Source code of charts
- - - - - - -

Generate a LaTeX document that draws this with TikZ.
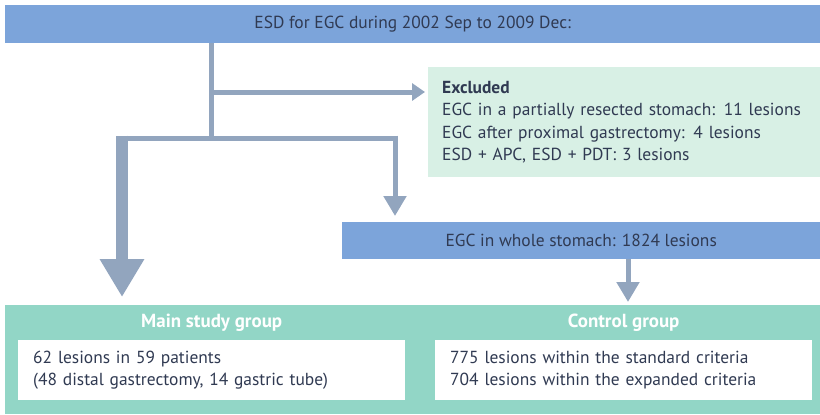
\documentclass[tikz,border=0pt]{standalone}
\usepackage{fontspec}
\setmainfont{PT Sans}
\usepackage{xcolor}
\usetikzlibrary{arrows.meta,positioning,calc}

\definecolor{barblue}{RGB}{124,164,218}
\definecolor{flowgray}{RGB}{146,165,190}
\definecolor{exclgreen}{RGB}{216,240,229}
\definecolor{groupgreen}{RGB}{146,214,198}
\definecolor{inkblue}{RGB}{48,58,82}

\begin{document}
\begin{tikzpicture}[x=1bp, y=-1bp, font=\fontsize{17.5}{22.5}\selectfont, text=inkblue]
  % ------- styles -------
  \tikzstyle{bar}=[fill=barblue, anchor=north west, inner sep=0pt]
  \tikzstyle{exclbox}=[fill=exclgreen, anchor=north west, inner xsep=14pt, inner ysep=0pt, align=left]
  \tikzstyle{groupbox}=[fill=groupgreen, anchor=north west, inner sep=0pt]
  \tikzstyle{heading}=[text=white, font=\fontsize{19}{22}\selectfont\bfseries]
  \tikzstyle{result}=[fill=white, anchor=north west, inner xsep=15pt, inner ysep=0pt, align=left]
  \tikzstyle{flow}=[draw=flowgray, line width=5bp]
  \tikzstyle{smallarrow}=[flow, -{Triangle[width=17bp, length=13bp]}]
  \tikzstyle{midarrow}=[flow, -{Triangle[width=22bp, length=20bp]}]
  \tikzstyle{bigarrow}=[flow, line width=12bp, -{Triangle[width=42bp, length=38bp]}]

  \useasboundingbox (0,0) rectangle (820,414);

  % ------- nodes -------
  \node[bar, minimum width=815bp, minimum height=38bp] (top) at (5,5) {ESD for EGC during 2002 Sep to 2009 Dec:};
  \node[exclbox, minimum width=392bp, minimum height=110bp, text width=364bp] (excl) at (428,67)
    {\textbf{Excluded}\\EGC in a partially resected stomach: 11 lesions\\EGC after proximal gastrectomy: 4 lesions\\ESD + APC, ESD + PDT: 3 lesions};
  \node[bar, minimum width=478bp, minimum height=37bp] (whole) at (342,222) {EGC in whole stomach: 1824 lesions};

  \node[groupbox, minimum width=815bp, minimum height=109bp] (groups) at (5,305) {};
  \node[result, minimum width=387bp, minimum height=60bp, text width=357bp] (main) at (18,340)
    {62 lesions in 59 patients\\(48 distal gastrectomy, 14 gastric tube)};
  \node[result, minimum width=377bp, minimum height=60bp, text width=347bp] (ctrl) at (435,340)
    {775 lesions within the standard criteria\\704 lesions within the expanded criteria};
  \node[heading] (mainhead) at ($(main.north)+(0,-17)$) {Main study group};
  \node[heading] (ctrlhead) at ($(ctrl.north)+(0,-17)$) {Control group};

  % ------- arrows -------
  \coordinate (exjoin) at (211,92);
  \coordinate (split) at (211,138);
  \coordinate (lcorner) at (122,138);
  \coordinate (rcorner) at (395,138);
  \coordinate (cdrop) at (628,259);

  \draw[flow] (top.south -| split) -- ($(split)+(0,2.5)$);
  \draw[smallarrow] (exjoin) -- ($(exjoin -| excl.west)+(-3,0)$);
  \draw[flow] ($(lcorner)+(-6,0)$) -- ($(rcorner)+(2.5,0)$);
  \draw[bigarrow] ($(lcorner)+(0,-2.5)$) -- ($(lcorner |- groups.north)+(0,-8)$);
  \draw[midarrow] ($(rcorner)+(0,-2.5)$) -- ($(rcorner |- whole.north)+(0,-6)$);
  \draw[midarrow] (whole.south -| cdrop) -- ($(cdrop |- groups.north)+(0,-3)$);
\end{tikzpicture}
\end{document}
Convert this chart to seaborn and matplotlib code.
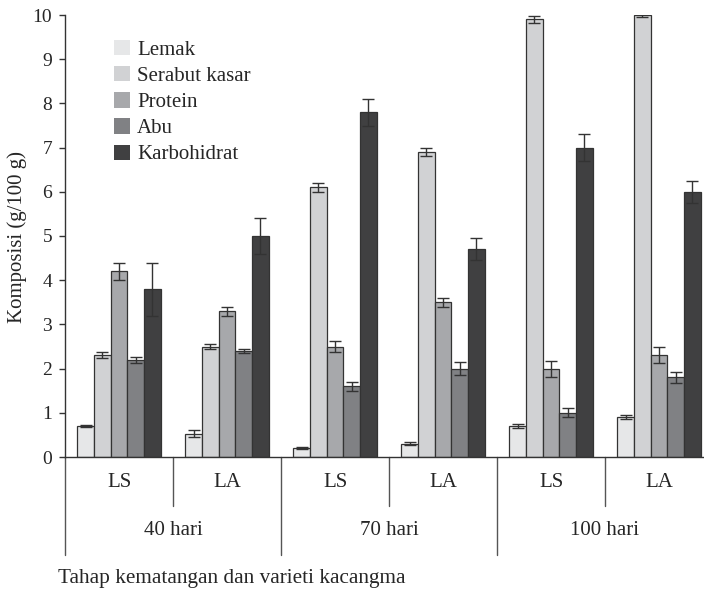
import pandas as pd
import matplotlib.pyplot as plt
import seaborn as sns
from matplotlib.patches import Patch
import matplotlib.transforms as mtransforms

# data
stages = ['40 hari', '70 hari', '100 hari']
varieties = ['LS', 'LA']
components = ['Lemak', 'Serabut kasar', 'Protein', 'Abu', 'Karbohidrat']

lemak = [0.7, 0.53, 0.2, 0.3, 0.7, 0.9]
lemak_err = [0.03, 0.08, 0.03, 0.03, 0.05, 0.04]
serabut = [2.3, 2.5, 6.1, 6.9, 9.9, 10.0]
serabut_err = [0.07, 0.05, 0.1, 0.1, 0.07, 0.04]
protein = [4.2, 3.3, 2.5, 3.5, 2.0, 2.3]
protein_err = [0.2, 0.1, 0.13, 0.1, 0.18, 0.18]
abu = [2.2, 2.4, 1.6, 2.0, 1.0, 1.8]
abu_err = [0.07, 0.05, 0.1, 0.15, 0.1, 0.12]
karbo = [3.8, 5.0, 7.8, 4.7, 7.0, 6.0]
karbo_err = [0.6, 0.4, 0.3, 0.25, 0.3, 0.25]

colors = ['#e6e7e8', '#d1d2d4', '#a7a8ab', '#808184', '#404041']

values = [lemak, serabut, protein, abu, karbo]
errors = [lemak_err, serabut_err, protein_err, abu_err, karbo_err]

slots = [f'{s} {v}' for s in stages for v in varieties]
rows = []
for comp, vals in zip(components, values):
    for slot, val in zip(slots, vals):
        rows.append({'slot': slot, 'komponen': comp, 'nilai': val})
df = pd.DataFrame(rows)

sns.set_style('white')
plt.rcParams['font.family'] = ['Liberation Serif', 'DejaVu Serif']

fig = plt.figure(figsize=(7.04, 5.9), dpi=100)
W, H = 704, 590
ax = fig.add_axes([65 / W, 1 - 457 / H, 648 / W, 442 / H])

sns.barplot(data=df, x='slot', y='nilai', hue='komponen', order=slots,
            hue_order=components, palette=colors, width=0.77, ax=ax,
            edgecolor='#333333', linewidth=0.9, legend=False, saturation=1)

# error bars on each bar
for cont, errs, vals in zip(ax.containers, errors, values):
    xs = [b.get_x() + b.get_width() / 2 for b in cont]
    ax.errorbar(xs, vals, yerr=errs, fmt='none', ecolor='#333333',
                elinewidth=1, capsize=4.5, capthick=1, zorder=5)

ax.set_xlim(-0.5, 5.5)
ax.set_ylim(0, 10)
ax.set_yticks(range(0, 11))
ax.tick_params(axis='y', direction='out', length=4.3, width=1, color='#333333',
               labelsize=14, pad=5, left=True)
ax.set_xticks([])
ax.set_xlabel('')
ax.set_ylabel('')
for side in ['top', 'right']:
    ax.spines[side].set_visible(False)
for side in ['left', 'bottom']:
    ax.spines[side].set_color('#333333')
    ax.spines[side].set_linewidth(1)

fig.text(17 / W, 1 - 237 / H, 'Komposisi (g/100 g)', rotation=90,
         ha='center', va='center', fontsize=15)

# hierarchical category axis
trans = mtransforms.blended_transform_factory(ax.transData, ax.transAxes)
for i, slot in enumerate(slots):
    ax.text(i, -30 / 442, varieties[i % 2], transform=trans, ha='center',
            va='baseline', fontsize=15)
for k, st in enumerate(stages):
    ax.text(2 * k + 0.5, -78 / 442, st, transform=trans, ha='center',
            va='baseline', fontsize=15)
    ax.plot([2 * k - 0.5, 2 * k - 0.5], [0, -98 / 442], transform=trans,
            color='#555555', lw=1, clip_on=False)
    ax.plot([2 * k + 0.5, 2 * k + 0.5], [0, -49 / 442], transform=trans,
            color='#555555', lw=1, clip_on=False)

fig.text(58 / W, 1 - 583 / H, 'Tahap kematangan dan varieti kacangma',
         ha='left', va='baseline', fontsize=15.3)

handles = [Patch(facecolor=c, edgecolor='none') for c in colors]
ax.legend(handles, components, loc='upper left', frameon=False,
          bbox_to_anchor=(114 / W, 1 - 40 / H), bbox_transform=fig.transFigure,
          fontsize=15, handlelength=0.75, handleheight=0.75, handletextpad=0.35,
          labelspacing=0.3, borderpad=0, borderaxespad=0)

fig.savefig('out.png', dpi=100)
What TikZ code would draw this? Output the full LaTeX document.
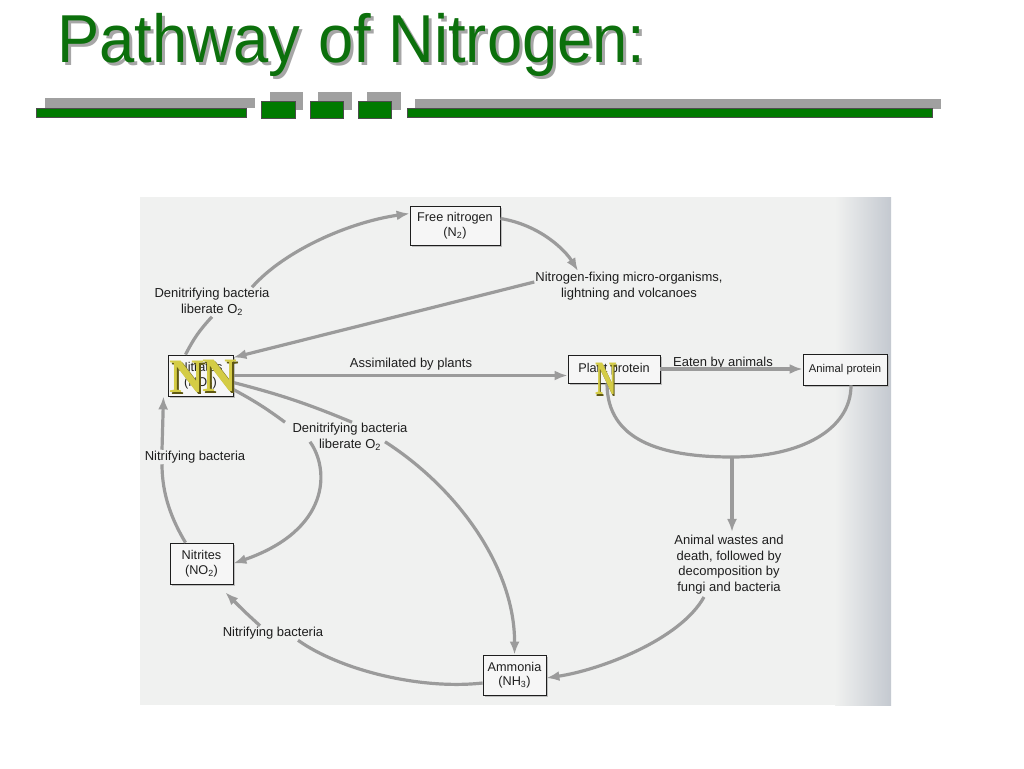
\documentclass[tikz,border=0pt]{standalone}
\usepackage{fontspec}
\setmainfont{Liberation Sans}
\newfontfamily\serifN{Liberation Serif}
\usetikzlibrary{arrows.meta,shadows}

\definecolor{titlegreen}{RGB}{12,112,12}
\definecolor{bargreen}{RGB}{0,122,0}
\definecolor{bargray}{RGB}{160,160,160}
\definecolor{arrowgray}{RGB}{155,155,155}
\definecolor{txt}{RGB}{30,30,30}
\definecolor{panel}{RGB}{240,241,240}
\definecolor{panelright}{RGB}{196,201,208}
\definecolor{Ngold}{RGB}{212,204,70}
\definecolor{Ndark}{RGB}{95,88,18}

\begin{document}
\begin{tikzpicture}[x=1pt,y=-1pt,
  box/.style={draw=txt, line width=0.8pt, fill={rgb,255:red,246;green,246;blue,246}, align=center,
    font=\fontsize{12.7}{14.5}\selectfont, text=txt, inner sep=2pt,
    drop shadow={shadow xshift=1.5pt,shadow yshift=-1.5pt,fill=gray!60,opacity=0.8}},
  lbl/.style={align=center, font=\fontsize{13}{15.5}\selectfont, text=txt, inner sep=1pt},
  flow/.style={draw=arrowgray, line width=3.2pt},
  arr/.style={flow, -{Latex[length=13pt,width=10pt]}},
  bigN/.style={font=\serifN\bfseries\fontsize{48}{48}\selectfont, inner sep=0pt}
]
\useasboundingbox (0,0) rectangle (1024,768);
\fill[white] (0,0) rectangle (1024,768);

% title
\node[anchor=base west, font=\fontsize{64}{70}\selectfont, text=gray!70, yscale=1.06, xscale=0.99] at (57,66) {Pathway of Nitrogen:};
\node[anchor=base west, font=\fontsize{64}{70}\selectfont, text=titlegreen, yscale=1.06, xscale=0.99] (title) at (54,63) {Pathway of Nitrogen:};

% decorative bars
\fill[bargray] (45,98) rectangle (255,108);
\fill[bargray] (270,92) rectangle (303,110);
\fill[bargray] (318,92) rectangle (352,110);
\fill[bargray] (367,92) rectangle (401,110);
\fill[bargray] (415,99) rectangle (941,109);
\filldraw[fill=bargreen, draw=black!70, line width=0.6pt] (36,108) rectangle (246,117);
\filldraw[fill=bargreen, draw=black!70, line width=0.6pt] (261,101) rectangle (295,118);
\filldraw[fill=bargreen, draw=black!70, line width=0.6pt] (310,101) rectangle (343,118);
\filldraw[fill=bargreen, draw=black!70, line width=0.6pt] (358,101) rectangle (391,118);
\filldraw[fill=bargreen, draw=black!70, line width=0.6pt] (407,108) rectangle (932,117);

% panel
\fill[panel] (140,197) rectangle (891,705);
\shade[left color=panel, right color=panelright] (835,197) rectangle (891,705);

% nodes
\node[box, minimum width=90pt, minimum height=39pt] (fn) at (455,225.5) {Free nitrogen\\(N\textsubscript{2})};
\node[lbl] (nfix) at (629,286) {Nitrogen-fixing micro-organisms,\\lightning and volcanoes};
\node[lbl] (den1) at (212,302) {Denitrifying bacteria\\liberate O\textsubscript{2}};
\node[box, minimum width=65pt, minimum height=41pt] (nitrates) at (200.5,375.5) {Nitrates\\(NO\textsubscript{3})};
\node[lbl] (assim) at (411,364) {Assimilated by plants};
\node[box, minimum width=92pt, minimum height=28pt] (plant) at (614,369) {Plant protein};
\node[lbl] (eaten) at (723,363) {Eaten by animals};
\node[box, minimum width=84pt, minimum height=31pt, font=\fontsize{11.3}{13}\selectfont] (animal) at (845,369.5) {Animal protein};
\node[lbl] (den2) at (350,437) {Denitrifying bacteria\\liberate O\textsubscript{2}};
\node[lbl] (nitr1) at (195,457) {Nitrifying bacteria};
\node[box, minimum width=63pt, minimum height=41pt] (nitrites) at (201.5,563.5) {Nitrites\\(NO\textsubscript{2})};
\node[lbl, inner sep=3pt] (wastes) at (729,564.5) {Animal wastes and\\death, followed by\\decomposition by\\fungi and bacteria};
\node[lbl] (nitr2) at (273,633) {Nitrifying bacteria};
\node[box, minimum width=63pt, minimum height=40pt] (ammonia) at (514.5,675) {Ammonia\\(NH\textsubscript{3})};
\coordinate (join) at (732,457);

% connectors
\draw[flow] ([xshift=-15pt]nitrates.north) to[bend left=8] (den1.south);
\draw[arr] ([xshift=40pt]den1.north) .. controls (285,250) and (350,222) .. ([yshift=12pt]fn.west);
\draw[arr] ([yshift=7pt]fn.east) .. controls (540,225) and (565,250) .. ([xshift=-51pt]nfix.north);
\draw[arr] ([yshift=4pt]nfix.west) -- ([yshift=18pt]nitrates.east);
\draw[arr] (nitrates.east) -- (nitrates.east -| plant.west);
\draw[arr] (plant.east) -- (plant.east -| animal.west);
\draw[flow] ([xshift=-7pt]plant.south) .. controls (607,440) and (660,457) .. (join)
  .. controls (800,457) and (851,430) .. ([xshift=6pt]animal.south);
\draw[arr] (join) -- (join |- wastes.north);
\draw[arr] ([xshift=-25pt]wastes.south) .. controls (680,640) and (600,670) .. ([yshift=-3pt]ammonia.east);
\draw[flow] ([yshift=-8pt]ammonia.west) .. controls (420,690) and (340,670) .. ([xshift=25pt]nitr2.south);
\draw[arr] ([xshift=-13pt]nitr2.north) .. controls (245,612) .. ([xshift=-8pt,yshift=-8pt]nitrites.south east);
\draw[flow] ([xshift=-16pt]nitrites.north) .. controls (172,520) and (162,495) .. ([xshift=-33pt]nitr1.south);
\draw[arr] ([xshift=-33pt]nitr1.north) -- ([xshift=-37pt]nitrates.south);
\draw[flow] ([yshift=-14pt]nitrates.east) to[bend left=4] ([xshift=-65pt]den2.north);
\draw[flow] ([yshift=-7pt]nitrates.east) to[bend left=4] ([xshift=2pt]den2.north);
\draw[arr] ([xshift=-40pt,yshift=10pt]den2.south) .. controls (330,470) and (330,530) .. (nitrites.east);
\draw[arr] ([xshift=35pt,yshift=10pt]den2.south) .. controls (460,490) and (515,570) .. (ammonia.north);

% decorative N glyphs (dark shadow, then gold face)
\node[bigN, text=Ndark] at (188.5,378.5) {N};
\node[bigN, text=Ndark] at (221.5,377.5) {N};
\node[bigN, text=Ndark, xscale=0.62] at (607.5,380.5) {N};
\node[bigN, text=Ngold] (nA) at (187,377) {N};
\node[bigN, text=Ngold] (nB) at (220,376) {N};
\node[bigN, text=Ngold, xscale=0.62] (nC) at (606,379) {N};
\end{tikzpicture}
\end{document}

- - - - - - -

▶ _PROBLEM STATEMENT_:
Reproduce only the lines running from the one that has "Convert this chart" through the one that has "components = ['Lemak', 'Serabut", ends included. Any pictures in that stretch should not be copied.

▶ _RESULT OF THIS EXERCISE_:
Convert this chart to seaborn and matplotlib code.
import pandas as pd
import matplotlib.pyplot as plt
import seaborn as sns
from matplotlib.patches import Patch
import matplotlib.transforms as mtransforms

# data
stages = ['40 hari', '70 hari', '100 hari']
varieties = ['LS', 'LA']
components = ['Lemak', 'Serabut kasar', 'Protein', 'Abu', 'Karbohidrat']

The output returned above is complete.